Eiffel Tower in misty weather Massmo Relsig/Flickr

Der Kopenhagen-Paris-Express

KOPENHAGEN – Als ich 2009 als Parlamentsabgeordneter an der Klimakonferenz der Vereinten Nationen in Kopenhagen teilnahm, hatte ich das Gefühl, Zeuge eines Ereignisses zu sein, das die Welt verändern würde. Jahrelang hatten Verhandlungsführer auf ein ehrgeiziges, verbindliches Abkommen zur Begrenzung der Treibhausgasemissionen hingearbeitet, und die Aufmerksamkeit der Weltöffentlichkeit war auf Dänemark gerichtet. Bedauerlicherweise ist eine umfassende Einigung durch ein Zusammenspiel der globalen Finanzkrise und nationalen Sonderinteressen gescheitert.

Jetzt treffen die Verhandlungsführer erneut zu einer Klimakonferenz zusammen – dieses Mal in Paris und mit genauso hohen Erwartungen an ein Abkommen. Dieses Mal stehen die Chancen gut, dass eine solide Übereinkunft erzielt wird. Ich werde als zuständiger dänischer Minister für Klimafragen anwesend sein, und ich glaube, dass die Konferenz in diesem Jahr für den Moment stehen wird, an dem die Welt ernsthaft begonnen hat, die Erderwärmung unter Kontrolle zu bringen.

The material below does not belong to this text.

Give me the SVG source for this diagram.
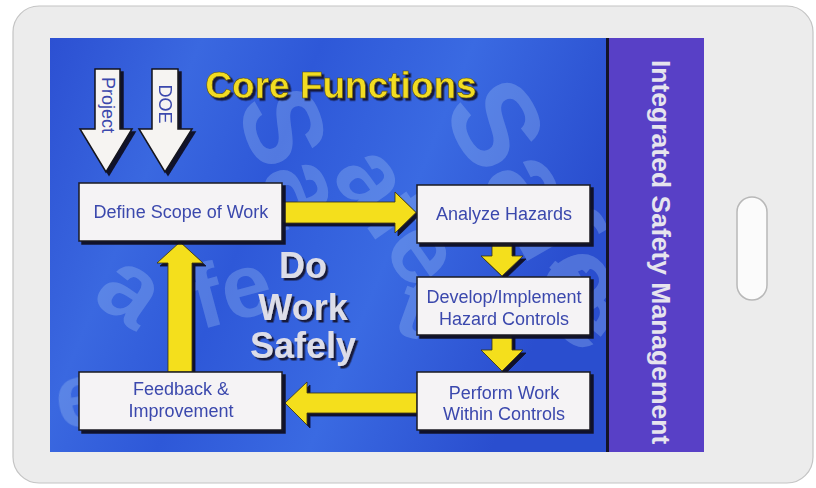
<svg xmlns="http://www.w3.org/2000/svg" width="816" height="488" viewBox="0 0 816 488">
<defs>
<linearGradient id="bg" x1="0" y1="0" x2="1" y2="0.3">
<stop offset="0" stop-color="#2c50d2"/>
<stop offset="0.25" stop-color="#3a68e0"/>
<stop offset="0.45" stop-color="#2e58d8"/>
<stop offset="0.7" stop-color="#3a6ae2"/>
<stop offset="1" stop-color="#2a4ecf"/>
</linearGradient>
<filter id="sh" x="-10%" y="-10%" width="130%" height="140%">
<feDropShadow dx="3" dy="3" stdDeviation="0.5" flood-color="#101020" flood-opacity="0.95"/>
</filter>
<filter id="tsh" x="-10%" y="-10%" width="130%" height="140%">
<feDropShadow dx="2.5" dy="2.5" stdDeviation="0.4" flood-color="#151530" flood-opacity="0.95"/>
</filter>
</defs>
<style>
.box{fill:#f5f3f5;stroke:#1a1a22;stroke-width:1.5;filter:url(#sh)}
.lbl{font-family:"Liberation Sans",Arial,sans-serif;font-size:18px;fill:#3b48ad;text-anchor:middle}
.yarrow{fill:#f4df1e;stroke:#3a3410;stroke-width:0.8;filter:url(#sh)}
.warrow{fill:#f6f4f2;stroke:#15151c;stroke-width:1.5;filter:url(#sh)}
.bgl{font-family:"Liberation Sans",Arial,sans-serif;font-weight:bold;fill:#a9c8f4;opacity:0.3}
</style>
<rect width="816" height="488" fill="#ffffff"/>
<rect x="13" y="6" width="800" height="477" rx="26" fill="#ececec" stroke="#c4c4c4" stroke-width="1.2"/>
<rect x="737" y="197" width="30" height="103" rx="15" fill="#fbfbfb" stroke="#b8b8b8" stroke-width="1.5"/>

<g id="panel">
<rect x="50" y="38" width="558" height="414" fill="url(#bg)"/>
<g class="bgl">
<text font-size="120" transform="translate(440,110) rotate(60)">Safe</text>
<text font-size="110" transform="translate(235,105) rotate(70)">Sa</text>
<text font-size="100" transform="translate(330,175) rotate(55)">afe</text>
<text font-size="100" transform="translate(90,300) rotate(35)">a</text>
<text font-size="90" transform="translate(200,330) rotate(-15)">fe</text>
<text font-size="90" transform="translate(390,330) rotate(20)">t</text>
<text font-size="100" transform="translate(520,300) rotate(40)">fe</text>
<text font-size="90" transform="translate(60,430) rotate(-10)">e</text>
</g>
<rect x="606" y="38" width="3" height="414" fill="#141428"/>
<rect x="609" y="38" width="95" height="414" fill="#5840c6"/>
<text transform="translate(652,60) rotate(90)" font-family="'Liberation Sans',Arial,sans-serif" font-weight="bold" font-size="26.5" fill="#e6e4ee">Integrated Safety Management</text>
</g>

<g id="title">
<text x="341" y="98" filter="url(#tsh)" font-family="'Liberation Sans',Arial,sans-serif" font-weight="bold" font-size="37" fill="#f2dc22" text-anchor="middle" stroke="#5a5010" stroke-width="0.6">Core Functions</text>
</g>

<g id="center-text" font-family="'Liberation Sans',Arial,sans-serif" font-weight="bold" font-size="36" fill="#dddde8" text-anchor="middle" filter="url(#tsh)">
<text x="303" y="278">Do</text>
<text x="303" y="320">Work</text>
<text x="303" y="358">Safely</text>
</g>

<g id="connectors">
<polygon class="yarrow" points="282,202 395,202 395,192 416,212.5 395,233 395,223 282,223"/>
<polygon class="yarrow" points="492,243 512,243 512,256 523,256 502,276 481,256 492,256"/>
<polygon class="yarrow" points="492,335 512,335 512,350 523,350 502,371 481,350 492,350"/>
<polygon class="yarrow" points="417,393 307,393 307,382 285,403 307,425 307,413 417,413"/>
<polygon class="yarrow" points="168,372 168,263 157,263 180,242 203,263 192,263 192,372"/>
</g>

<g id="input-project">
<polygon class="warrow" points="95,69 120,69 120,129 132,129 106,172 80,129 95,129"/>
<text class="lbl" transform="translate(102,105) rotate(90)">Project</text>
</g>
<g id="input-doe">
<polygon class="warrow" points="152,69 178,69 178,129 192,129 165,172 139,129 152,129"/>
<text class="lbl" transform="translate(159,104) rotate(90)">DOE</text>
</g>

<g id="define-scope">
<rect class="box" x="79" y="183" width="203" height="58"/>
<text class="lbl" x="181" y="218">Define Scope of Work</text>
</g>
<g id="analyze-hazards">
<rect class="box" x="417" y="185" width="173" height="58"/>
<text class="lbl" x="504" y="220">Analyze Hazards</text>
</g>
<g id="develop-controls">
<rect class="box" x="417" y="277" width="173" height="58"/>
<text class="lbl" x="504" y="303">Develop/Implement</text>
<text class="lbl" x="504" y="325">Hazard Controls</text>
</g>
<g id="perform-work">
<rect class="box" x="417" y="372" width="173" height="58"/>
<text class="lbl" x="504" y="399">Perform Work</text>
<text class="lbl" x="504" y="420">Within Controls</text>
</g>
<g id="feedback">
<rect class="box" x="79" y="372" width="203" height="58"/>
<text class="lbl" x="181" y="395">Feedback &amp;</text>
<text class="lbl" x="181" y="417">Improvement</text>
</g>
</svg>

Die politischen Rahmenbedingungen sind heute ganz anders als vor sechs Jahren. Bei der Klimakonferenz in Kopenhagen war die Welt noch immer vom Beinahe-Zusammenbruch des globalen Finanzsystems erschüttert, prominente Politiker stellten in Frage, ob menschliche Aktivität für den Klimawandel verantwortlich ist, und Branchenverbände zogen gegen verbindliche Emissionssenkungen ins Feld.